2.) So wie ich Dich verstanden habe ist Dein Argon TR ja ein völlig neues Rad und die 15- bis 20 Minuten zusätzliche Fahrzeit beziehen sich auf die Fahrzeit mit dem Vorgängerfahrrad. Sind die Geometrien / Sitzposition etc. der beiden Räder vergleichbar?

Ich komme darauf, weil ich auf meinem Argon AM im Vergleich zu meinem CC-Hardtail in der Ebene langsamer unterwegs bin, dies aber nicht auf die 3 kg Gewichtsunterschied zurückführe, sondern auf die deutlich gestrecktere Sitzposition auf dem CC-Hardtail. Ich habe generell das Gefühl, daß man bei gestreckterer Sitzpostion mehr Kraft und Effizienz auf die Pedale stemmt als bei eher aufrechter Sitzposition wie sie für die meisten AM/Enduro-Geometrien typisch ist.

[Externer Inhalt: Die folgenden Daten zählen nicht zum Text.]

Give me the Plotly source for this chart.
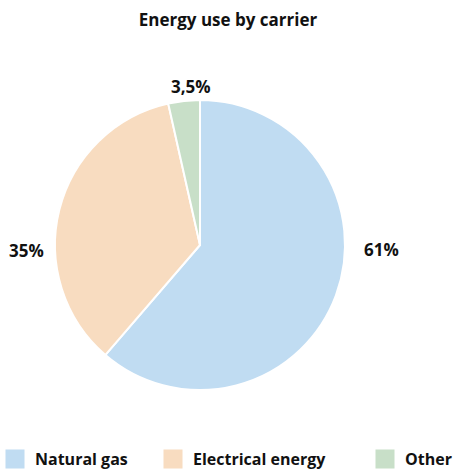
import plotly.graph_objects as go

categories = ["Natural gas", "Electrical energy", "Other"]
values = [61, 35, 3.5]
colors = ["#c0dcf2", "#f8dcc0", "#c8dfc8"]
title = "Energy use by carrier"

W, H = 456, 474
FONT = "Open Sans"
TXT = "#111111"

def fmt(v):
    s = ("%g" % v).replace(".", ",")
    return s + "%"

fig = go.Figure()
fig.add_trace(go.Pie(
    labels=categories,
    values=values,
    marker=dict(colors=colors, line=dict(color="white", width=2)),
    sort=False,
    direction="clockwise",
    rotation=0,
    textinfo="none",
    hoverinfo="label+percent",
    domain=dict(x=[55 / W, 345 / W], y=[1 - 390 / H, 1 - 100 / H]),
    showlegend=False,
))

# legend entries (one legend per entry so each can be placed like the reference)
legend_names = ["legend", "legend2", "legend3"]
legend_text_x = [34, 192, 404]
for name, col, lg in zip(categories, colors, legend_names):
    fig.add_trace(go.Scatter(x=[None], y=[None], mode="markers", name=name,
                             marker=dict(symbol="square", size=16, color=col,
                                         line=dict(color=col, width=3)),
                             legend=lg, showlegend=True, hoverinfo="skip"))

# outside labels
label_pos = [(381, 249), (26, 250), (191, 86)]
for v, (px, py) in zip(values, label_pos):
    fig.add_annotation(x=px / W, y=1 - py / H, xref="paper", yref="paper",
                       xanchor="center", yanchor="middle",
                       text=fmt(v), showarrow=False,
                       font=dict(family=FONT, size=17, color=TXT, weight="bold"))

legend_common = dict(orientation="h", yanchor="middle", y=1 - 459 / H, xanchor="left",
                     font=dict(family=FONT, size=16, color=TXT, weight="bold"),
                     bgcolor="rgba(0,0,0,0)", itemwidth=30)
layout_legends = {}
for lg, tx in zip(legend_names, legend_text_x):
    d = dict(legend_common)
    d["x"] = (tx - 39) / W
    layout_legends[lg] = d

fig.update_layout(
    width=W, height=H,
    margin=dict(l=0, r=0, t=0, b=0, autoexpand=False),
    paper_bgcolor="white",
    plot_bgcolor="white",
    xaxis=dict(visible=False),
    yaxis=dict(visible=False),
    title=dict(text=title, x=0.5, xanchor="center",
               y=1 - 20 / H, yanchor="middle",
               font=dict(family=FONT, size=17, color=TXT, weight="bold")),
    **layout_legends,
)
fig.write_html("out.html")
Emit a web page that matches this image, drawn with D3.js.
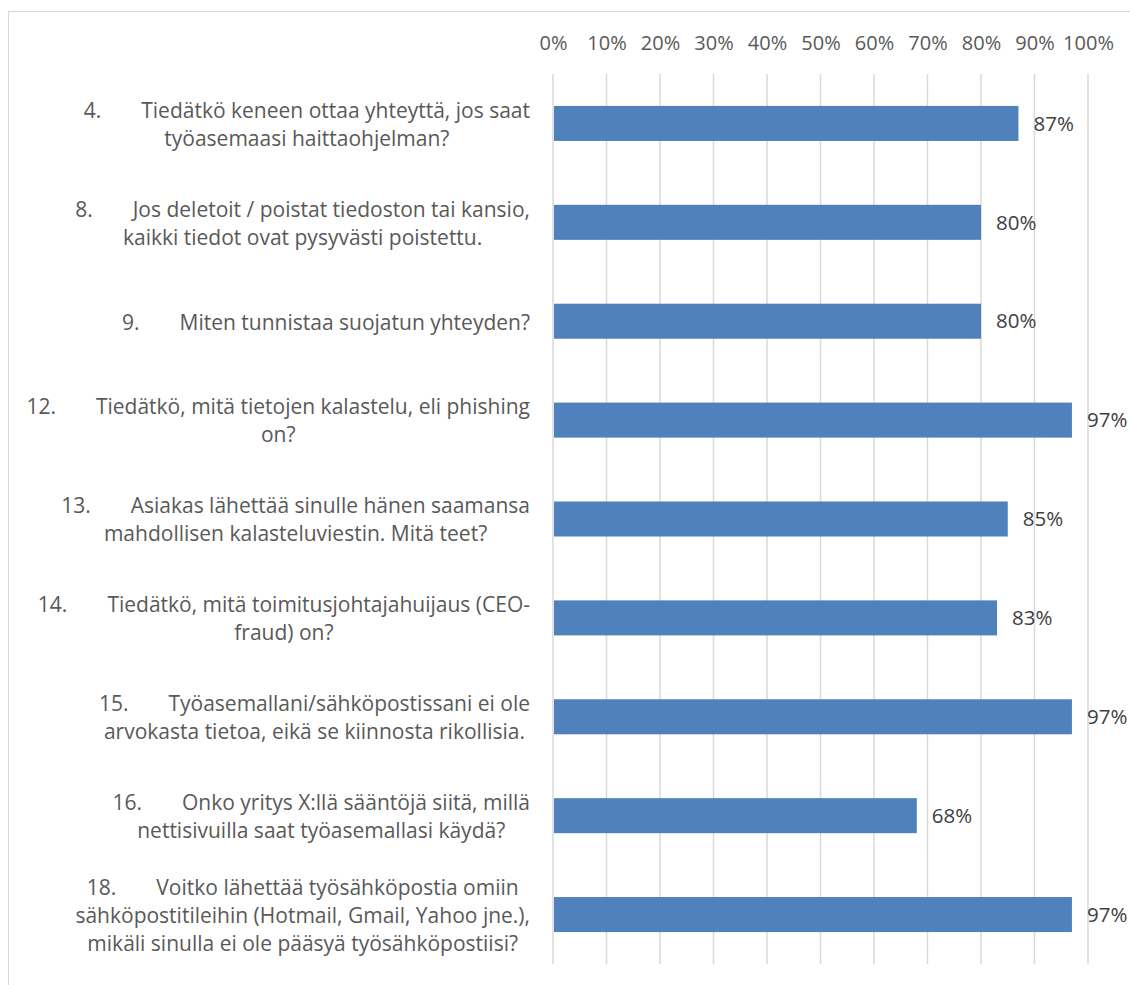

3.) Was hat es mit der Kombi 39/43 auf sich? Meines Wissens gibt es für pinion nur eine 32er-Riemenscheibe, eine 43er Riemenscheibe für die Nabe ist mir auch neu.


----------



## drurs (31. März 2016)

Zu 3:
Ich fahr an meinem Argon 39/42 mit den Pinion Spider + Gates Scheiben mit 104er lochkreis


----------



## Daimonion (31. März 2016)

drurs schrieb:


> Zu 3:
> Ich fahr an meinem Argon 39/42 mit den Pinion Spider + Gates Scheiben mit 104er lochkreis


 
... diese Option war mir nicht bekannt, danke für den Hinweis!


----------



## drurs (31. März 2016)

Daimonion schrieb:


> ... diese Option war mir nicht bekannt, danke für den Hinweis!


Ist u.a. die einzige Möglichkeit, um Pinion am Fatbike zu fahren: dazu gibt's nen speziellen gekröpften Spider um das Kettenblatt nach außen zu bringen. Interessant ist eben auch der Spider mit Aufnahme für den Shimanofreilauf. Nebenbei ist die Kombination von Aluspider + Aluriemenscheibe sogar leichter als die einteilige (Stahl)Riemenscheibe


----------



## Cube2004 (31. März 2016)

Den Riemen habe ich überprüft bzw. überprüfen lassen. Die Spannung liegt in der von Pinion angegebenen Toleranz. Vielleicht sogar minimal lockerer.

@Daimonion:
Das hast Du richtig verstanden. Der zeitliche Vergleich bezieht sich zwischen altem und neuen Rad.
Hab´s heute nochmal ausprobiert: Mit dem alten Rad benötige ich auf 20Km 48Minuten, obwohl derzeit die schwer laufenden Conti Compact II drauf sind (die ich vorher mit dem Argon gefahren bin).
Mit dem Argon TR Pinion war das nie unter 65 Minuten zu schaffen - trotz Schwalbe Kojak Bereifung.
Von der Sitzposition sind beide Räder vergleichbar. An Beiden sind Aerolenker angebaut.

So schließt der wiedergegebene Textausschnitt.